Keep and Manage a Budget
Financial planner and author Mark DiGiovanni shares that artists, who are naturally creative, should take advantage of this ability. “You can find ways to be creative with their finances, too.” A crucial aspect of monitoring your finances is to make sure that what you’re spending on is improving your chances to earn more in the future. DiGiovanni, who works with artists on financial literacy, says it’s important to know where your money should go. “The big problem for artists is the inconsistency of income,” DiGiovanni acknowledges. “It may help to devise a percentage allocation system. For example, 70% might go to living expenses, 15% to tools of your craft, and 15% for training to get better at your craft. Using a percentage system instead of dollar amounts enables the working artist to keep improving their skills, which is necessary to generate long-term consistent income.”
When considering the 15% allocation toward “training”, this could be an opportunity to approach student loan or other artist debt. If you’re still stressing out about student loan debts, take this as a sign that you can take a few months to focus on paying down more toward these loans by spending around 15% until you are ready to pursue new professional development opportunities.
If you find that you’re beating up on yourself for making poor financial decisions or not paying attention to the money that’s coming in or going out, DiGiovanni’s advice is: Stop. Get informed. “Don’t allow the excuse that because you’re an artist, you can’t or don’t have to be responsible with or be successful when it comes to money,” DiGiovanni notes. There are several examples of artists and creative professionals who have worked out effective ways to capitalize on their creative talents. By following tips outlined here – paying off high-interest artist debt, allocating income effectively, and keeping ahead of spending habits – you can feel empowered and self-assured in your financial acumen.

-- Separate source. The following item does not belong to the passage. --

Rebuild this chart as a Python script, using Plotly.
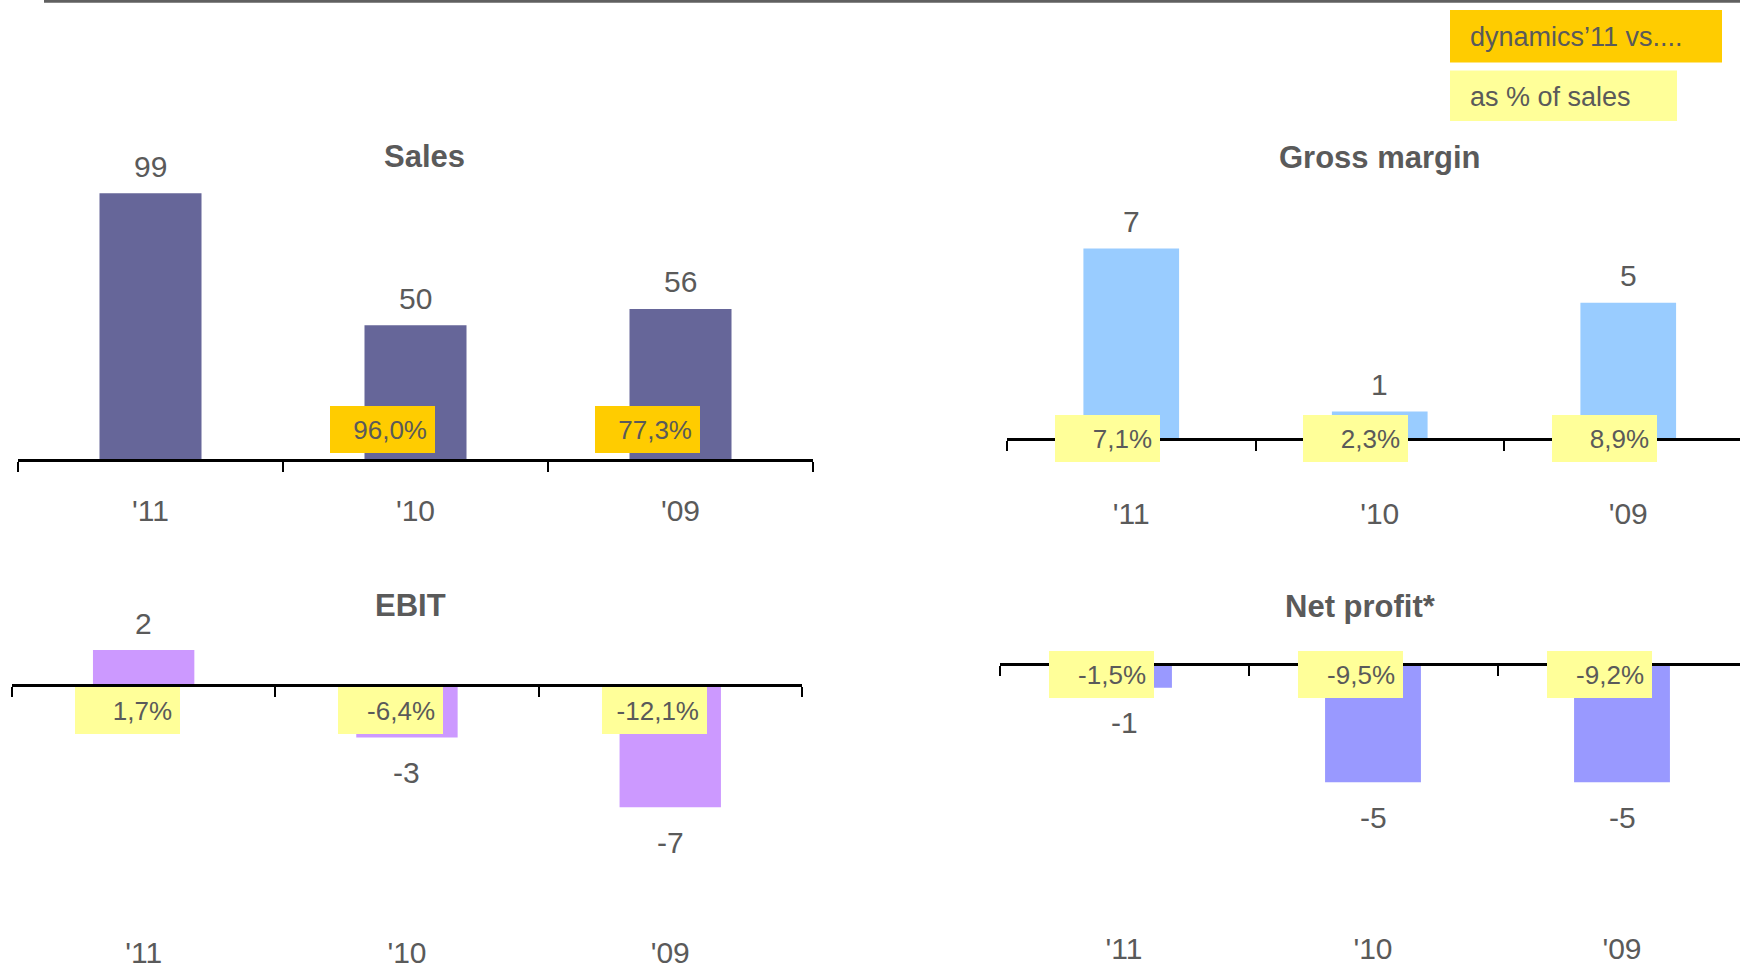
import plotly.graph_objects as go

# ---- data -------------------------------------------------------------
years = ["'11", "'10", "'09"]

sales = [99, 50, 56]
sales_dynamics = [None, 96.0, 77.3]      # growth '11 vs the given year, %

gross_margin = [7, 1, 5]
gross_margin_pct = [7.1, 2.3, 8.9]       # as % of sales

ebit = [2, -3, -7]
ebit_pct = [1.7, -6.4, -12.1]

net_profit = [-1, -5, -5]
net_profit_pct = [-1.5, -9.5, -9.2]

# ---- page geometry (pixels) ------------------------------------------
W, H = 1740, 969
FONT = "Liberation Sans, Arial, Helvetica, sans-serif"
GREY = "#5a5a5a"
ORANGE = "#FFCC00"
YELLOW = "#FFFF99"


def fx(px):
    return px / W


def fy(px):
    return 1 - px / H


def pct_text(v):
    return f"{v:.1f}".replace(".", ",") + "%"


panels = [
    dict(title="Sales", values=sales, pct=sales_dynamics, color="#666699", box=ORANGE,
         x0=18, step=265, zero=463, ppu=2.71, yrange=(0, 110),
         title_at=(424, 158), standoff=23, box_dx=-33, box_dy=30),
    dict(title="Gross margin", values=gross_margin, pct=gross_margin_pct, color="#99CCFF", box=YELLOW,
         x0=1007, step=248.5, zero=442, ppu=27.4, yrange=(-2, 9),
         title_at=(1380, 159), standoff=47, box_dx=-24, box_dy=0),
    dict(title="EBIT", values=ebit, pct=ebit_pct, color="#CC99FF", box=YELLOW,
         x0=12, step=263.3, zero=690, ppu=17.6, yrange=(-9, 4),
         title_at=(410, 610), standoff=240, box_dx=-16, box_dy=-25),
    dict(title="Net profit*", values=net_profit, pct=net_profit_pct, color="#9999FF", box=YELLOW,
         x0=999.5, step=249, zero=669, ppu=23.8, yrange=(-7, 3),
         title_at=(1360, 611), standoff=257, box_dx=-23, box_dy=-10),
]

fig = go.Figure()
layout = dict(
    width=W, height=H,
    margin=dict(l=0, r=0, t=0, b=0),
    paper_bgcolor="white", plot_bgcolor="white",
    showlegend=False,
    font=dict(family=FONT, color=GREY),
)
annotations = []
shapes = []

for i, p in enumerate(panels, start=1):
    xa, ya = f"x{i}", f"y{i}"
    n = len(years)
    x1 = min(p["x0"] + n * p["step"], W)
    xr = [-0.5, -0.5 + (x1 - p["x0"]) / p["step"]]
    ymin, ymax = p["yrange"]
    top_px = p["zero"] - ymax * p["ppu"]
    bot_px = p["zero"] - ymin * p["ppu"]

    fig.add_trace(go.Bar(
        x=years, y=p["values"], xaxis=xa, yaxis=ya,
        marker=dict(color=p["color"], line=dict(width=0)),
        width=0.385, hoverinfo="skip",
    ))

    layout[f"xaxis{i}"] = dict(
        domain=[fx(p["x0"]), fx(x1)], range=xr, type="category",
        anchor="free", position=fy(p["zero"]),
        showline=True, linecolor="black", linewidth=3,
        ticks="outside", tickson="boundaries", ticklen=10, tickwidth=2, tickcolor="black",
        ticklabelstandoff=p["standoff"],
        tickfont=dict(size=30, color=GREY, family=FONT),
        showgrid=False, zeroline=False, fixedrange=True,
    )
    layout[f"yaxis{i}"] = dict(
        domain=[fy(bot_px), fy(top_px)], range=[ymin, ymax], anchor=xa,
        visible=False, showgrid=False, zeroline=False, fixedrange=True,
    )

    # panel title
    annotations.append(dict(
        text=f"<b>{p['title']}</b>", xref="paper", yref="paper",
        x=fx(p["title_at"][0]), y=fy(p["title_at"][1]),
        xanchor="center", yanchor="middle", showarrow=False,
        font=dict(size=31, color=GREY, family=FONT),
    ))

    for cat, v, pc in zip(years, p["values"], p["pct"]):
        # value above / below the bar
        annotations.append(dict(
            text=f"{v:d}", x=cat, y=v, xref=xa, yref=ya,
            xanchor="center", yanchor="middle", showarrow=False,
            yshift=27 if v >= 0 else -35,
            font=dict(size=30, color=GREY, family=FONT),
        ))
        # percentage tag sitting on the axis line
        if pc is not None:
            annotations.append(dict(
                text=pct_text(pc), x=cat, y=0, xref=xa, yref=ya,
                xanchor="center", yanchor="middle", showarrow=False,
                xshift=p["box_dx"], yshift=p["box_dy"],
                width=89, height=31, borderpad=8, borderwidth=0,
                bgcolor=p["box"], align="right", valign="middle",
                font=dict(size=26, color=GREY, family=FONT),
            ))

# rule across the top of the page
shapes.append(dict(type="line", xref="paper", yref="paper",
                   x0=fx(44), x1=1, y0=fy(1.3), y1=fy(1.3),
                   line=dict(color="#606060", width=3)))

# key for the two kinds of tags
for (y0, y1, x1, color, label) in [
    (10, 63, 1722, ORANGE, "dynamics’11 vs...."),
    (71, 122, 1677, YELLOW, "as % of sales"),
]:
    shapes.append(dict(type="rect", xref="paper", yref="paper",
                       x0=fx(1450), x1=fx(x1), y0=fy(y1), y1=fy(y0),
                       fillcolor=color, line=dict(width=0), layer="below"))
    annotations.append(dict(
        text=label, xref="paper", yref="paper",
        x=fx(1468), y=fy((y0 + y1) / 2 + 1), xanchor="left", yanchor="middle",
        showarrow=False, font=dict(size=27, color=GREY, family=FONT),
    ))

layout["annotations"] = annotations
layout["shapes"] = shapes
fig.update_layout(**layout)

fig.write_html("out.html")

DiGiovanni leaves a morsel of hope for those of us who are not financial management-inclined: “Realize what money is – a tool to build what’s important to you. Treat it like you would the tools of your craft,” he says. By taking a no-nonsense approach toward building a smart and savvy financial foundation, you can continue to empower yourself with mindful choices and be aware of how your money management is effectively building your career as a working artist.